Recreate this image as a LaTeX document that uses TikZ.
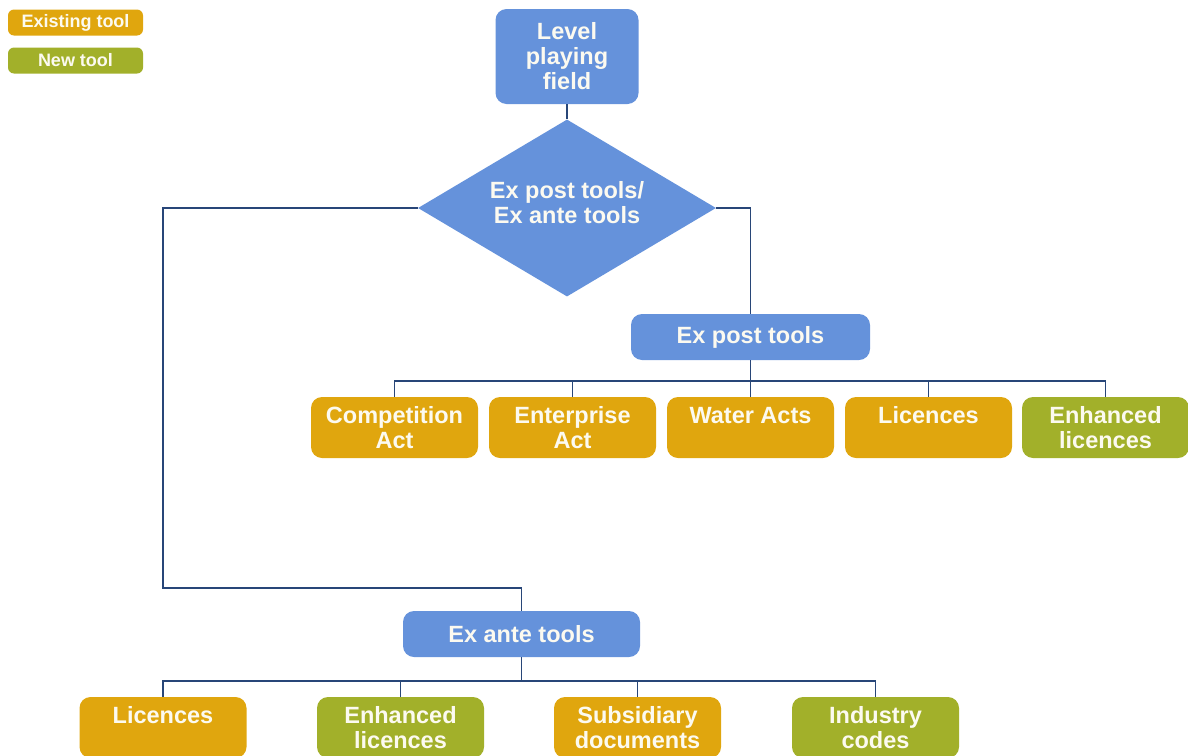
\documentclass[tikz,border=0pt]{standalone}
\usepackage{fontspec}
\setmainfont{Liberation Sans}
\usetikzlibrary{shapes.geometric}
\definecolor{cblue}{RGB}{101,146,219}
\definecolor{corange}{RGB}{224,166,14}
\definecolor{cgreen}{RGB}{162,176,42}
\definecolor{cline}{RGB}{40,70,120}
\definecolor{ctext}{RGB}{252,250,240}
\tikzset{
  base/.style={text=ctext, font=\fontsize{23.5}{25}\selectfont\bfseries, align=center, inner sep=0pt},
  bluebox/.style={base, fill=cblue, rounded corners=11pt},
  toolbox/.style={base, rounded corners=11pt, minimum width=167pt, minimum height=61pt},
  existing/.style={toolbox, fill=corange},
  newtool/.style={toolbox, fill=cgreen},
  legendbox/.style={text=ctext, font=\fontsize{18}{20}\selectfont\bfseries, inner sep=0pt, rounded corners=6pt, minimum width=135pt, minimum height=26pt},
  conn/.style={draw=cline, line width=1.8pt},
}
\begin{document}
\begin{tikzpicture}[x=1pt, y=-1pt]
\useasboundingbox (0,0) rectangle (1188,755);
\clip (0,0) rectangle (1188,755);
% legend
\node[legendbox, fill=corange] (legE) at (75.5,22.5) {Existing tool};
\node[legendbox, fill=cgreen] (legN) at (75.5,60.5) {New tool};
% top
\node[bluebox, minimum width=143pt, minimum height=95pt] (lpf) at (567,56.5) {Level\\playing\\field};
\node[base, shape=diamond, fill=cblue, aspect=1.68, minimum width=298pt, minimum height=177pt] (dia) at (567,208) {Ex post tools/\\Ex ante tools\\[-14pt]};
\node[bluebox, minimum width=239pt, minimum height=46pt] (ep) at (750.5,337) {Ex post tools};
\node[bluebox, minimum width=237pt, minimum height=46pt] (ea) at (521.5,634) {Ex ante tools};
% row 1
\node[existing] (c1) at (394.5,427.5) {Competition\\Act};
\node[existing] (c2) at (572.5,427.5) {Enterprise\\Act};
\node[existing] (c3) at (750.5,427.5) {Water Acts\\\phantom{A}};
\node[existing] (c4) at (928.5,427.5) {Licences\\\phantom{A}};
\node[newtool] (c5) at (1105.5,427.5) {Enhanced\\licences};
% row 2
\node[existing] (d1) at (163,727.5) {Licences\\\phantom{A}};
\node[newtool] (d2) at (400.5,727.5) {Enhanced\\licences};
\node[existing] (d3) at (637.5,727.5) {Subsidiary\\documents};
\node[newtool] (d4) at (875.5,727.5) {Industry\\codes};
% connectors
\coordinate (bendL) at (163,588);
\draw[conn] (lpf.south) -- (dia.north);
\draw[conn] (dia.west) -| (bendL) -| (ea.north);
\draw[conn] (dia.east) -| (ep.north);
\foreach \c in {c1,c2,c3,c4,c5} {\draw[conn] (ep.south) -- ++(0,21) -| (\c.north);}
\foreach \c in {d1,d2,d3,d4} {\draw[conn] (ea.south) -- ++(0,24) -| (\c.north);}
\end{tikzpicture}
\end{document}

---*---

Reproduce every line precisely as given, omitting all pictures.

> _Solution to the exercise_
Recreate this image as a LaTeX document that uses TikZ.
\documentclass[tikz,border=0pt]{standalone}
\usepackage{fontspec}
\setmainfont{Liberation Sans}
\usetikzlibrary{shapes.geometric}
\definecolor{cblue}{RGB}{101,146,219}
\definecolor{corange}{RGB}{224,166,14}
\definecolor{cgreen}{RGB}{162,176,42}
\definecolor{cline}{RGB}{40,70,120}
\definecolor{ctext}{RGB}{252,250,240}
\tikzset{
  base/.style={text=ctext, font=\fontsize{23.5}{25}\selectfont\bfseries, align=center, inner sep=0pt},
  bluebox/.style={base, fill=cblue, rounded corners=11pt},
  toolbox/.style={base, rounded corners=11pt, minimum width=167pt, minimum height=61pt},
  existing/.style={toolbox, fill=corange},
  newtool/.style={toolbox, fill=cgreen},
  legendbox/.style={text=ctext, font=\fontsize{18}{20}\selectfont\bfseries, inner sep=0pt, rounded corners=6pt, minimum width=135pt, minimum height=26pt},
  conn/.style={draw=cline, line width=1.8pt},
}
\begin{document}
\begin{tikzpicture}[x=1pt, y=-1pt]
\useasboundingbox (0,0) rectangle (1188,755);
\clip (0,0) rectangle (1188,755);
% legend
\node[legendbox, fill=corange] (legE) at (75.5,22.5) {Existing tool};
\node[legendbox, fill=cgreen] (legN) at (75.5,60.5) {New tool};
% top
\node[bluebox, minimum width=143pt, minimum height=95pt] (lpf) at (567,56.5) {Level\\playing\\field};
\node[base, shape=diamond, fill=cblue, aspect=1.68, minimum width=298pt, minimum height=177pt] (dia) at (567,208) {Ex post tools/\\Ex ante tools\\[-14pt]};
\node[bluebox, minimum width=239pt, minimum height=46pt] (ep) at (750.5,337) {Ex post tools};
\node[bluebox, minimum width=237pt, minimum height=46pt] (ea) at (521.5,634) {Ex ante tools};
% row 1
\node[existing] (c1) at (394.5,427.5) {Competition\\Act};
\node[existing] (c2) at (572.5,427.5) {Enterprise\\Act};
\node[existing] (c3) at (750.5,427.5) {Water Acts\\\phantom{A}};
\node[existing] (c4) at (928.5,427.5) {Licences\\\phantom{A}};
\node[newtool] (c5) at (1105.5,427.5) {Enhanced\\licences};
% row 2
\node[existing] (d1) at (163,727.5) {Licences\\\phantom{A}};
\node[newtool] (d2) at (400.5,727.5) {Enhanced\\licences};
\node[existing] (d3) at (637.5,727.5) {Subsidiary\\documents};
\node[newtool] (d4) at (875.5,727.5) {Industry\\codes};
% connectors
\coordinate (bendL) at (163,588);
\draw[conn] (lpf.south) -- (dia.north);
\draw[conn] (dia.west) -| (bendL) -| (ea.north);
\draw[conn] (dia.east) -| (ep.north);
\foreach \c in {c1,c2,c3,c4,c5} {\draw[conn] (ep.south) -- ++(0,21) -| (\c.north);}
\foreach \c in {d1,d2,d3,d4} {\draw[conn] (ea.south) -- ++(0,24) -| (\c.north);}
\end{tikzpicture}
\end{document}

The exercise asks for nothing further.